• Donald Trump offered a rare apology on Friday after a public row with British prime minister Theresa May.
  • The US president was gushing towards May when the two met in Davos this week.
  • The prime minister appears to have secured a rare political surrender from Trump.
  • A state visit by Trump to the UK, which was put on hold last year, is now back on.

DAVOS, Switzerland – I am still puzzling over President Trump and Prime Minister Theresa May’s joint press appearance in Davos on Thursday.

While displays of mutual faith in longstanding alliances aren’t unusual at Davos (that’s the point of the entire World Economic Forum) this one was … weird.

Trump said he wanted to address the “false rumour” that he might not respect Britain, or May. And then he added, “We are very much joined at the hip when it comes to the military. We have the same ideas, the same ideals, and there is nothing that would happen to you that we won’t be there to fight for you, you know that.”

It was an odd thing to say given that there are no military threats to Britain right now, and the joint defence roles of the US and UK in NATO weren’t really in doubt.

The only way the meeting - staged entirely for the media - makes any sense is if you regard it as Trump trying to make peace, or even apologise, to May.

In the last few months, Trump has repeatedly insulted Britain and its elected leaders, by retweeting the far-right neo-Nazi group Britain First, by suggesting that London Mayor Sadiq Khan was weak on terror and by deriding the new US Embassy building in London for being in an "off location."

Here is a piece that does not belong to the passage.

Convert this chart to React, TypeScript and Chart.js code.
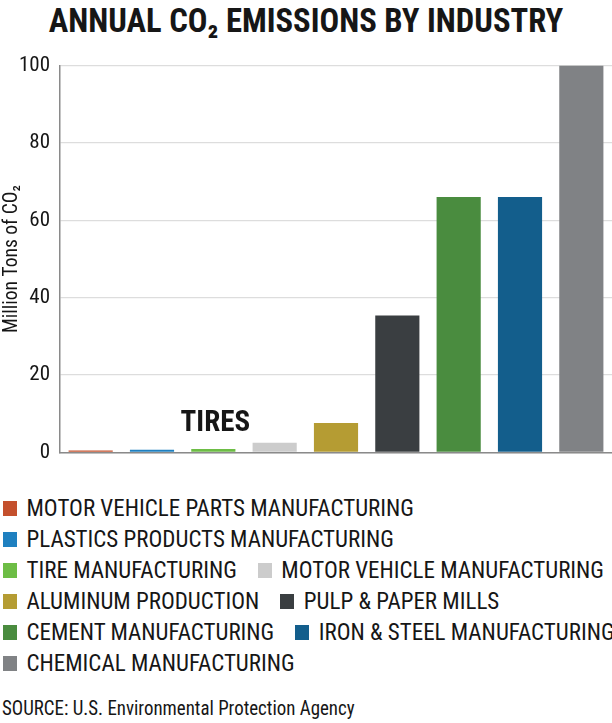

May didn't take this lying down. In November she said, "It is wrong for the president to have done this." His visit to the UK, planned for February was subsequently cancelled by Trump. It was an astonishing, high-level fallout given the longstanding special relationship between the two countries. When Trump is attacked he usually redoubles his insults against his attackers.

But not with May.

On Thursday, at his meeting with May, Trump seemed to take it all back, and on Friday he offered a rare public apology on ITV for publicising Britain First.

Hey presto! The president's visit is now back on, for a date later this year. Doubtless, there were many officials inside the Trump Administration who reminded the president that you cannot simply trash-talk your oldest allies if you want them to remain allies. And thus Trump has caved, a rare political surrender from the "very stable genius."

May appears to have tamed Trump. She is one of very few world leaders to have successfully brought him to heel (the other one might be Putin). Their Davos meeting might have been weird, but it counts as a diplomatic success for May.